Dan adakah sang awan yang sudi untuk menyimpannya?
Lalu adakah angin yang mau meniupkan awan itu ke sebuah negeri yang sangat jauh disana?
Kemudian, adakah hujan yang bersedia membawa serta suara hatiku bersama rintiknya?
Dan menyampaikan suara hatiku pada dirimu.

Kasih, inilah suara hatiku.

Aku mencintaimu.

Kamis, 13 Juni 2013

Izinkan Aa Menyebutkan Tujuh Kelebihan Neng



Tidak seperti makan siang sebelum-sebelumnya. Kali ini hening mendominasi. Hanya suara gemeletak piring yang beradu dengan sendok saja yang terdengar. Sesekali Adam mengajak ngobrol sang istri, tapi orang yang diajak ngobrol tetap diam. Putri diam seribu bahasa. Wajahnya lebih sering menekuk. Semuanya berawal ketika tadi pagi, saat Putri mencoba membangunkan sang suami untuk beres-beres rumah bareng. Ya, seperti inilah memang kebiasaan keluarga baru ini. Setiap hari libur mereka sepakat untuk berbenah rumah berjamaah. 
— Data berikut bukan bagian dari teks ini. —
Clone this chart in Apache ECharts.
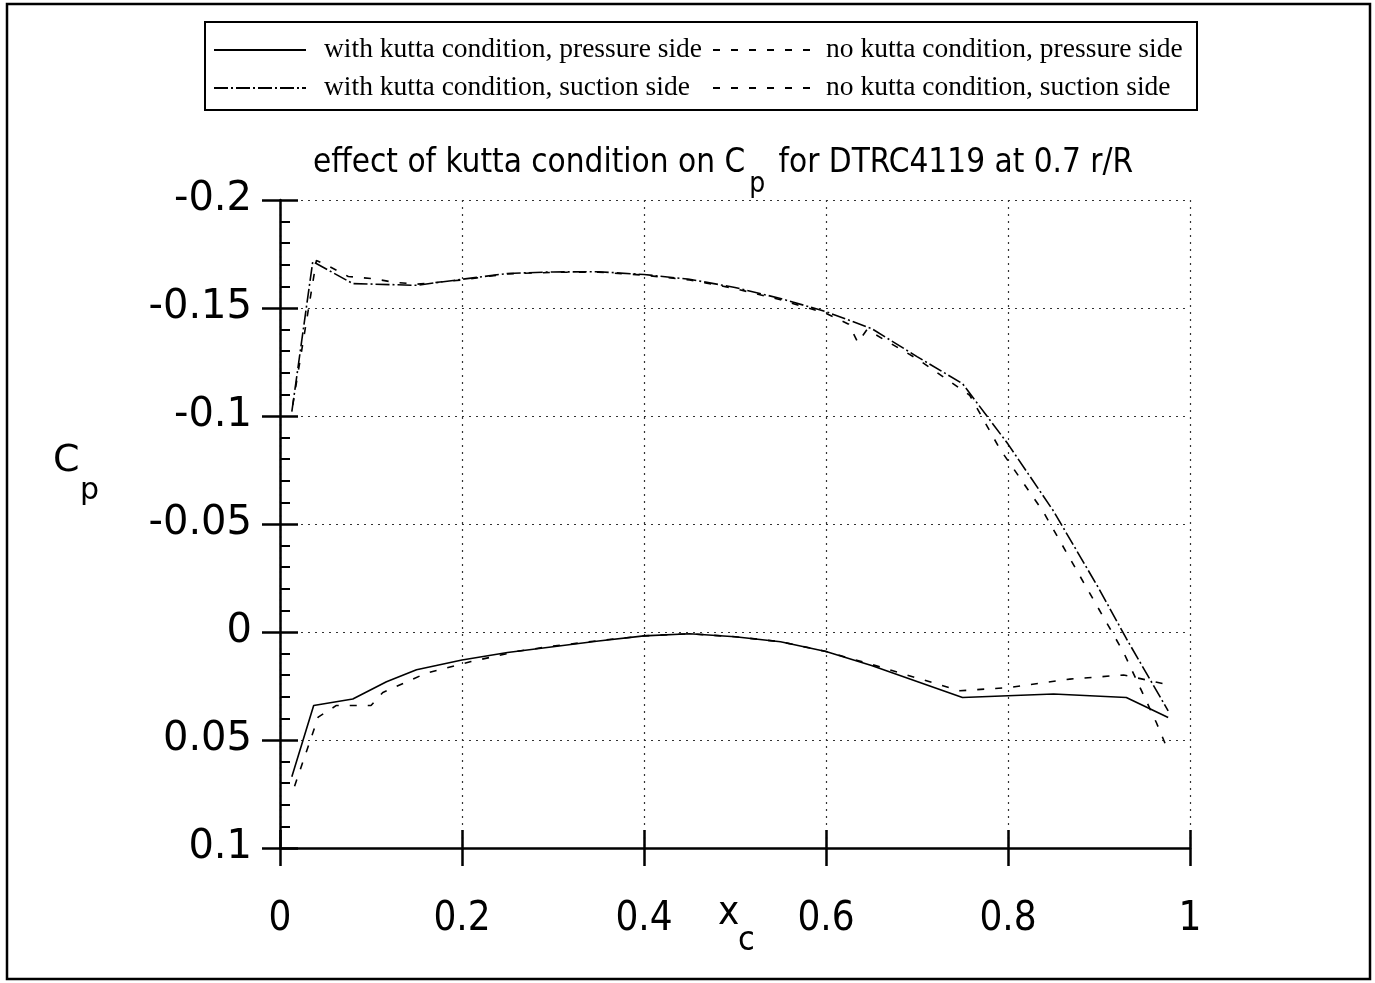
<!DOCTYPE html>
<html>
<head>
<meta charset="utf-8">
<script src="https://cdn.jsdelivr.net/npm/echarts@6/dist/echarts.min.js"></script>
<style>
html,body{margin:0;padding:0;background:#fff;}
#c{width:1375px;height:983px;}
</style>
</head>
<body>
<div id="c"></div>
<script>
// ---- data ----
const seriesNames = [
  'with kutta condition, pressure side',
  'no kutta condition, pressure side',
  'with kutta condition, suction side',
  'no kutta condition, suction side'
];
const xTickLabels = ['0', '0.2', '0.4', '0.6', '0.8', '1'];
const yTickLabels = ['-0.2', '-0.15', '-0.1', '-0.05', '0', '0.05', '0.1'];

// with kutta condition, pressure side
const xKP  = [0.013, 0.037, 0.08, 0.117, 0.15, 0.2, 0.25, 0.3, 0.35, 0.4, 0.45, 0.5, 0.55, 0.6, 0.65, 0.75, 0.8, 0.85, 0.93, 0.976];
const cpKP = [0.067, 0.034, 0.031, 0.023, 0.0175, 0.013, 0.0095, 0.0068, 0.0042, 0.0018, 0.0008, 0.0022, 0.0045, 0.009, 0.0155, 0.0303, 0.0295, 0.0287, 0.0303, 0.0396];

// no kutta condition, pressure side
const xNP  = [0.016, 0.042, 0.062, 0.1, 0.113, 0.161, 0.21, 0.26, 0.3, 0.35, 0.4, 0.45, 0.5, 0.55, 0.6, 0.65, 0.747, 0.802, 0.868, 0.927, 0.976];
const cpNP = [0.0714, 0.0394, 0.034, 0.034, 0.028, 0.019, 0.0137, 0.009, 0.0065, 0.004, 0.0018, 0.0008, 0.0022, 0.0045, 0.009, 0.015, 0.0272, 0.0257, 0.0218, 0.0199, 0.0244];

// with kutta condition, suction side
const xKS  = [0.013, 0.036, 0.08, 0.15, 0.2, 0.25, 0.3, 0.35, 0.4, 0.45, 0.5, 0.55, 0.6, 0.65, 0.7, 0.75, 0.8, 0.85, 0.9, 0.93, 0.976];
const cpKS = [-0.102, -0.1715, -0.1613, -0.1605, -0.1633, -0.166, -0.1667, -0.1668, -0.1655, -0.1633, -0.1595, -0.1544, -0.1483, -0.1405, -0.1275, -0.115, -0.087, -0.056, -0.020, 0.003, 0.0365];

// no kutta condition, suction side
const xNS  = [0.014, 0.04, 0.052, 0.075, 0.102, 0.124, 0.15, 0.2, 0.25, 0.3, 0.35, 0.4, 0.45, 0.5, 0.55, 0.6, 0.625, 0.635, 0.645, 0.7, 0.758, 0.791, 0.839, 0.885, 0.927, 0.963, 0.975];
const cpNS = [-0.105, -0.172, -0.1697, -0.1646, -0.1636, -0.162, -0.161, -0.163, -0.1658, -0.1665, -0.1666, -0.1652, -0.163, -0.159, -0.1538, -0.1475, -0.1425, -0.134, -0.140, -0.1265, -0.1096, -0.0848, -0.0555, -0.0215, 0.0094, 0.0419, 0.054];

// ---- build ----
function zip(xs, ys) { return xs.map((x, i) => [x, ys[i]]); }

const NARROW = '"Liberation Sans Narrow", "Arial Narrow", "DejaVu Sans Condensed", sans-serif';
const ROUND = '"DejaVu Sans", sans-serif';
const SERIF = '"Liberation Serif", "DejaVu Serif", serif';

const dotted = { type: [2, 5], color: '#333', width: 1.2 };

function line(name, xs, ys, type) {
  return {
    name: name, type: 'line', data: zip(xs, ys),
    symbol: 'none', showSymbol: false, clip: false,
    lineStyle: { color: '#000', width: 1.6, type: type },
    itemStyle: { color: '#000' }
  };
}

const legendBase = {
  orient: 'vertical', top: 31,
  itemHeight: 14, itemGap: 10,
  itemStyle: { color: 'rgba(0,0,0,0)', borderWidth: 0, opacity: 0 },
  inactiveColor: '#000'
};

const chart = echarts.init(document.getElementById('c'), null, { renderer: 'canvas' });
const option = {
  animation: false,
  backgroundColor: '#fff',
  title: {
    text: '{t|effect of kutta condition on C}{s|p}{t| for DTRC4119 at 0.7 r/R}',
    left: 308, top: 122,
    textStyle: {
      fontWeight: 'normal',
      rich: {
        t: { fontFamily: NARROW, fontSize: 33, fontWeight: 'normal', color: '#000', lineHeight: 72 },
        s: { fontFamily: NARROW, fontSize: 28, fontWeight: 'normal', color: '#000', lineHeight: 28, padding: [44, 4, 0, 4] }
      }
    }
  },
  legend: [
    Object.assign({}, legendBase, {
      data: [seriesNames[0], seriesNames[2]],
      left: 208, itemWidth: 92,
      textStyle: { fontFamily: SERIF, fontSize: 27.5, color: '#000', lineHeight: 27, padding: [0, 0, 0, 13] }
    }),
    Object.assign({}, legendBase, {
      data: [seriesNames[1], seriesNames[3]],
      left: 707, itemWidth: 100,
      textStyle: { fontFamily: SERIF, fontSize: 27.5, color: '#000', lineHeight: 27, padding: [0, 0, 0, 8] }
    })
  ],
  grid: { left: 280, right: 185, top: 200, bottom: 135 },
  xAxis: [
    {
      type: 'value', min: 0, max: 1, interval: 0.2, position: 'bottom',
      axisLine: { onZero: false, lineStyle: { color: '#000', width: 2.5 } },
      axisTick: { inside: true, length: 18, lineStyle: { color: '#000', width: 2.5 } },
      axisLabel: { margin: 52, fontFamily: NARROW, fontSize: 40, color: '#000',
        formatter: (v) => xTickLabels[Math.round(v / 0.2)] },
      splitLine: { show: true, lineStyle: dotted }
    },
    {
      type: 'value', min: 0, max: 1, interval: 0.2, position: 'bottom',
      axisLine: { show: false, onZero: false },
      axisTick: { inside: false, length: 18, lineStyle: { color: '#000', width: 2.5 } },
      axisLabel: { show: false }, splitLine: { show: false }
    }
  ],
  yAxis: [
    {
      type: 'value', inverse: true, min: -0.2, max: 0.1, interval: 0.05, position: 'left',
      axisLine: { onZero: false, lineStyle: { color: '#000', width: 2.5 } },
      axisTick: { inside: true, length: 18, lineStyle: { color: '#000', width: 2.5 } },
      minorTick: { show: true, splitNumber: 5, length: 10, lineStyle: { color: '#000', width: 2 } },
      axisLabel: { margin: 28, fontFamily: ROUND, fontSize: 40, color: '#000',
        formatter: (v) => yTickLabels[Math.round((v + 0.2) / 0.05)] },
      splitLine: { show: true, lineStyle: dotted }
    },
    {
      type: 'value', inverse: true, min: -0.2, max: 0.1, interval: 0.05, position: 'left',
      axisLine: { show: false, onZero: false },
      axisTick: { inside: false, length: 18, lineStyle: { color: '#000', width: 2.5 } },
      axisLabel: { show: false }, splitLine: { show: false }
    }
  ],
  series: [
    line(seriesNames[0], xKP, cpKP, 'solid'),
    line(seriesNames[1], xNP, cpNP, [7, 11]),
    line(seriesNames[2], xKS, cpKS, [14, 3, 2, 3]),
    line(seriesNames[3], xNS, cpNS, [7, 11])
  ],
  graphic: [
    { type: 'rect', shape: { x: 7, y: 4, width: 1363, height: 975 },
      style: { fill: null, stroke: '#000', lineWidth: 2.5 }, silent: true },
    { type: 'rect', shape: { x: 205, y: 22, width: 992, height: 88 },
      style: { fill: null, stroke: '#000', lineWidth: 2 }, silent: true },
    { type: 'text', left: 53, top: 442,
      style: { text: 'C', font: '38px ' + ROUND, fill: '#000' } },
    { type: 'text', left: 80, top: 476,
      style: { text: 'p', font: '30px ' + ROUND, fill: '#000' } },
    { type: 'text', left: 718, top: 894,
      style: { text: 'x', font: '40px ' + NARROW, fill: '#000' } },
    { type: 'text', left: 738, top: 924,
      style: { text: 'c', font: '34px ' + NARROW, fill: '#000' } }
  ]
};
chart.setOption(option);
</script>
</body>
</html>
Setelah solat subuh tadi, Adam rebahan sejenak di tempat tidur. Mendapati hal itu, Putri langsung membangunkan sang suami kembali. Bukannya langsung bangun, Adam malah pura-pura tidur. Beberapa kali sang istri menggoyang-goyangkan tubuhnya, namun Adam tetap enggan untuk membuka kedua matanya. Hingga akhirnya Putri menggelitiki pinggang sang suami. Karena tak tahan, akhirnya Adam bangun juga. 

Nah, disinilah semuanya berawal. Pasca digelitikin, Adam langsung duduk. Ia memasang wajah datar. Mukanya tak berekspresi. Persis seperti orang yang kesurupan. Untuk beberapa detik Adam masih belum bergerak. Awalnya Putri biasa-biasa saja. Tapi lama kelamaan akhirnya ia curiga juga. Wajah Putri berubah menjadi tegang. Ia khawatir terjadi apa-apa dengan suaminya tercinta. 

“A.... A...!” Putri memanggil-manggil sang suami. Tapi Adam tetap diam.

“A...!” Putri menggoyang-goyang tubuh lelaki yang disayanginya itu. Namun Adam tak kunjung memberi respon juga. Adam masih duduk terpaku. Pandangannya datar kedepan. Menyeramkan.

Putri kebingungan. Ia tak tahu apa yang harus dilakukan. Perlahan bibir tipisnya mengumamkan ayat-ayat suci Al-Qur’an. 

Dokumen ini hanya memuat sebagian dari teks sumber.